McCain holds that the trial court must determine whether a “zone of risk” is foreseeable thus creating a duty to act to avoid or minimize that zone. On the other hand, whether the conduct of the defendant proximately caused the injury is almost always a question of fact for the jury to determine.
Applying the principles annunciated in McCain the Court concluded that there was no reasonable basis to apply a rule of strict nonliability to the issue in Whitt and instead each case must be reviewed independently to determine whether the landowner’s conduct was unreasonable in light of the foreseeable consequences of the failure to act and whether that failure caused the injury.

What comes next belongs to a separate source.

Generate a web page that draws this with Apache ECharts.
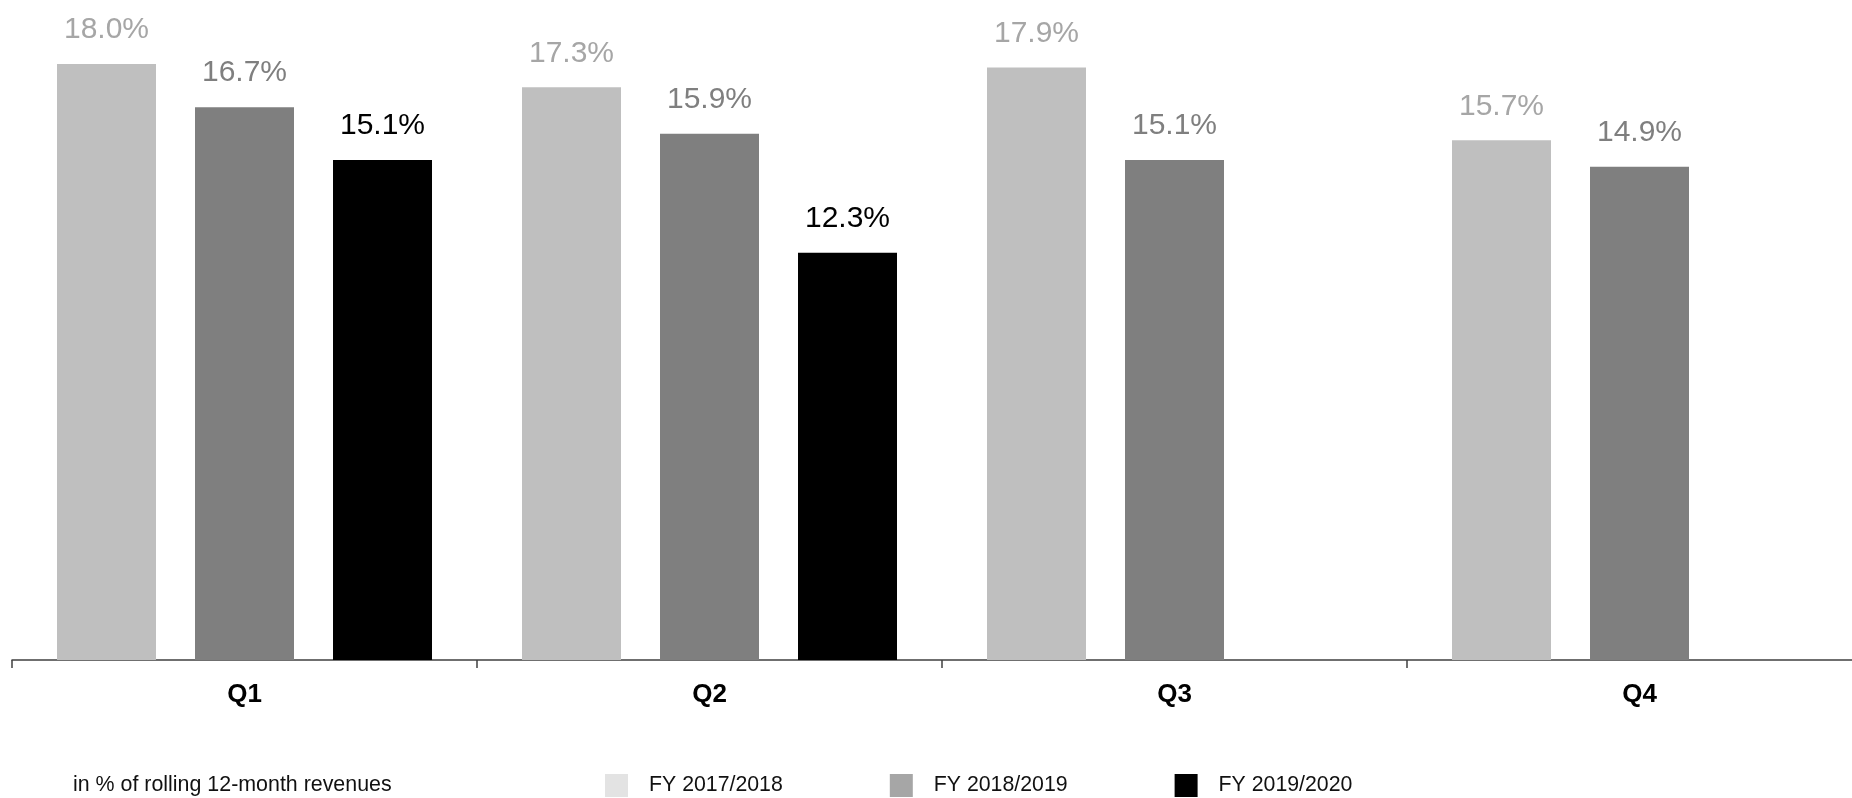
<!DOCTYPE html>
<html>
<head>
<meta charset="utf-8">
<title>Quarterly ratio, rolling 12-month revenues</title>
<script src="https://cdn.jsdelivr.net/npm/echarts@6/dist/echarts.min.js"></script>
<style>
  html, body { margin: 0; padding: 0; background: #ffffff; }
  #chart { width: 1852px; height: 798px; }
</style>
</head>
<body>
<div id="chart"></div>
<script>
// Quarters on the category axis
const quarters = ['Q1', 'Q2', 'Q3', 'Q4'];

// Fiscal-year series names
const seriesNames = ['FY 2017/2018', 'FY 2018/2019', 'FY 2019/2020'];

// Values in % of rolling 12-month revenues ('-' = no data yet)
const fy1718 = [18.0, 17.3, 17.9, 15.7];
const fy1819 = [16.7, 15.9, 15.1, 14.9];
const fy1920 = [15.1, 12.3, '-', '-'];

const footnote = 'in % of rolling 12-month revenues';

const FONT = '"Liberation Sans", Arial, Helvetica, sans-serif';

const barColors    = ['#bfbfbf', '#7f7f7f', '#000000'];
const labelColors  = ['#a6a6a6', '#7f7f7f', '#000000'];
const legendColors = ['#e3e3e3', '#a6a6a6', '#000000'];

const seriesData = [fy1718, fy1819, fy1920];

const chart = echarts.init(document.getElementById('chart'), null, { renderer: 'canvas' });

chart.setOption({
  animation: false,
  backgroundColor: '#ffffff',
  title: {
    text: footnote,
    left: 73,
    top: 775,
    padding: 0,
    textStyle: { fontFamily: FONT, fontSize: 21.4, fontWeight: 'normal', color: '#111111' }
  },
  legend: {
    left: 605,
    top: 774,
    padding: 0,
    itemWidth: 23,
    itemHeight: 23,
    itemGap: 107,
    selectedMode: false,
    icon: 'rect',
    textStyle: { fontFamily: FONT, fontSize: 21.3, color: '#111111', padding: [0, 0, 0, 16] },
    data: seriesNames.map((n, i) => ({ name: n, itemStyle: { color: legendColors[i] } }))
  },
  // the plot runs a little past the right edge, so the last quarter is cut off
  grid: {
    left: 12,
    width: 1860,
    top: 31,
    bottom: 138,
    containLabel: false,
    outerBoundsMode: 'none'
  },
  xAxis: {
    type: 'category',
    data: quarters,
    axisLine: { lineStyle: { color: '#404040', width: 1.5 } },
    axisTick: { show: true, length: 8, lineStyle: { color: '#404040', width: 1.5 } },
    axisLabel: {
      margin: 22,
      fontFamily: FONT,
      fontSize: 26,
      fontWeight: 'bold',
      color: '#000000'
    }
  },
  yAxis: {
    type: 'value',
    min: 0,
    max: 19,
    show: false,
    splitLine: { show: false }
  },
  series: seriesNames.map((name, i) => ({
    name: name,
    type: 'bar',
    data: seriesData[i],
    barWidth: 99,
    barGap: '39.4%',
    itemStyle: { color: barColors[i] },
    label: {
      show: true,
      position: 'top',
      distance: 19,
      fontFamily: FONT,
      fontSize: 30,
      color: labelColors[i],
      formatter: p => p.value.toFixed(1) + '%'
    }
  }))
});
</script>
</body>
</html>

Accordingly, we conclude that under our analysis
in McCain, the landowners’ conduct here created
a foreseeable zone of risk posing a general threat
of harm toward the patrons of the business as well
as those pedestrians and motorists using the
abutting streets and sidewalks that would
reasonably be affected by the traffic
flow of the business. Notwithstanding this conclusion,
of course, cases like this must be subjected to a
factual determination of whether the landowners
actually breached their duty under the particular
circumstances and whether the accidental death
or injury was a proximate result of any breach
of that duty. In other words, although we conclude
that the landowners had a duty of care, a discrete
factual analysis and determination is required
to determine the landowner’s alleged responsibility
in each case. Whitt, supra, at 285.
Thus in cases where it is alleged that a landowner has allowed his property to become so overgrown that it has obstructed the view of motorists and thus caused an accident, the Court must first determine whether the landowner had a duty, in light of foreseeable circumstances, and then a jury may be asked to determine whether a breach of that duty proximately caused the injury in question.